GIVEN MATERIAL:
- - - -

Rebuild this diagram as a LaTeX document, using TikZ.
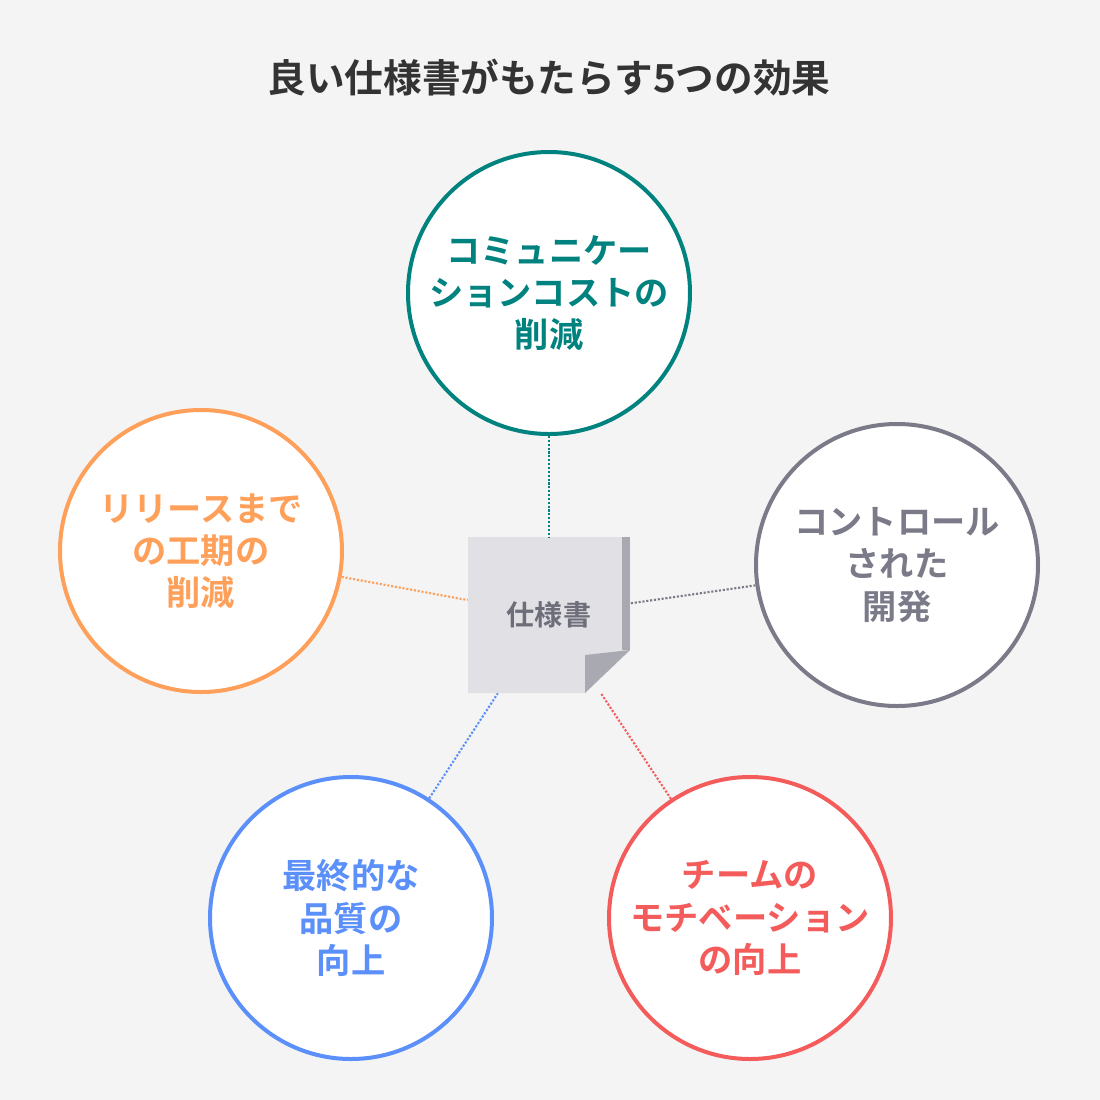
\documentclass[tikz,border=0pt]{standalone}
\usepackage{fontspec}
\setmainfont{Noto Sans CJK JP}[BoldFont={* Bold}]
\begin{document}
\begin{tikzpicture}[x=0.02cm,y=-0.02cm,
  circ/.style={circle,draw=#1,line width=0.08cm,fill=white,minimum size=282*0.02cm,inner sep=0,align=center,text=#1,font=\bfseries\fontsize{19.5}{24}\selectfont},
  conn/.style={draw=#1,densely dotted,line width=1.2pt}]
\definecolor{bg}{HTML}{F4F4F4}
\definecolor{teal}{HTML}{00827F}
\definecolor{org}{HTML}{FFA05A}
\definecolor{gry}{HTML}{7A7A88}
\definecolor{blu}{HTML}{5B8FF9}
\definecolor{rd}{HTML}{F45B5B}
\definecolor{docf}{HTML}{E1E1E5}
\definecolor{fold}{HTML}{A9A9B1}
\fill[bg] (0,0) rectangle (1100,1100);
\useasboundingbox (0,0) rectangle (1100,1100);
\node[font=\bfseries\fontsize{22}{26}\selectfont,text=black!80] (title) at (549,78) {良い仕様書がもたらす5つの効果};
% document
\fill[docf] (468,537) -- (630,537) -- (630,650) -- (585,693) -- (468,693) -- cycle;
\fill[fold] (622,537) -- (630,537) -- (630,650) -- (622,650) -- cycle;
\fill[fold] (585,693) -- (585,655) -- (630,650) -- cycle;
\node[minimum width=162*0.02cm,minimum height=156*0.02cm,inner sep=0,text=gry!90!black,font=\bfseries\fontsize{16}{19}\selectfont] (doc) at (549,615) {仕様書};
\node[circ=teal] (c1) at (549,293) {コミュニケー\\ションコストの\\削減};
\node[circ=org] (c2) at (201,551) {リリースまで\\の工期の\\削減};
\node[circ=gry] (c3) at (897,565) {コントロール\\された\\開発};
\node[circ=blu] (c4) at (351,918) {最終的な\\品質の\\向上};
\node[circ=rd] (c5) at (750,918) {チームの\\モチベーション\\の向上};
\draw[conn=teal] (c1) -- (doc);
\draw[conn=org] (c2) -- (doc);
\draw[conn=gry] (c3) -- (doc);
\draw[conn=blu] (c4) -- (doc);
\draw[conn=rd] (c5) -- (doc);
\end{tikzpicture}
\end{document}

- - - -

AIM OF THE TASK:
Print out the whole of the material word for word, without pictures.

EXPECTED ANSWER:
Rebuild this diagram as a LaTeX document, using TikZ.
\documentclass[tikz,border=0pt]{standalone}
\usepackage{fontspec}
\setmainfont{Noto Sans CJK JP}[BoldFont={* Bold}]
\begin{document}
\begin{tikzpicture}[x=0.02cm,y=-0.02cm,
  circ/.style={circle,draw=#1,line width=0.08cm,fill=white,minimum size=282*0.02cm,inner sep=0,align=center,text=#1,font=\bfseries\fontsize{19.5}{24}\selectfont},
  conn/.style={draw=#1,densely dotted,line width=1.2pt}]
\definecolor{bg}{HTML}{F4F4F4}
\definecolor{teal}{HTML}{00827F}
\definecolor{org}{HTML}{FFA05A}
\definecolor{gry}{HTML}{7A7A88}
\definecolor{blu}{HTML}{5B8FF9}
\definecolor{rd}{HTML}{F45B5B}
\definecolor{docf}{HTML}{E1E1E5}
\definecolor{fold}{HTML}{A9A9B1}
\fill[bg] (0,0) rectangle (1100,1100);
\useasboundingbox (0,0) rectangle (1100,1100);
\node[font=\bfseries\fontsize{22}{26}\selectfont,text=black!80] (title) at (549,78) {良い仕様書がもたらす5つの効果};
% document
\fill[docf] (468,537) -- (630,537) -- (630,650) -- (585,693) -- (468,693) -- cycle;
\fill[fold] (622,537) -- (630,537) -- (630,650) -- (622,650) -- cycle;
\fill[fold] (585,693) -- (585,655) -- (630,650) -- cycle;
\node[minimum width=162*0.02cm,minimum height=156*0.02cm,inner sep=0,text=gry!90!black,font=\bfseries\fontsize{16}{19}\selectfont] (doc) at (549,615) {仕様書};
\node[circ=teal] (c1) at (549,293) {コミュニケー\\ションコストの\\削減};
\node[circ=org] (c2) at (201,551) {リリースまで\\の工期の\\削減};
\node[circ=gry] (c3) at (897,565) {コントロール\\された\\開発};
\node[circ=blu] (c4) at (351,918) {最終的な\\品質の\\向上};
\node[circ=rd] (c5) at (750,918) {チームの\\モチベーション\\の向上};
\draw[conn=teal] (c1) -- (doc);
\draw[conn=org] (c2) -- (doc);
\draw[conn=gry] (c3) -- (doc);
\draw[conn=blu] (c4) -- (doc);
\draw[conn=rd] (c5) -- (doc);
\end{tikzpicture}
\end{document}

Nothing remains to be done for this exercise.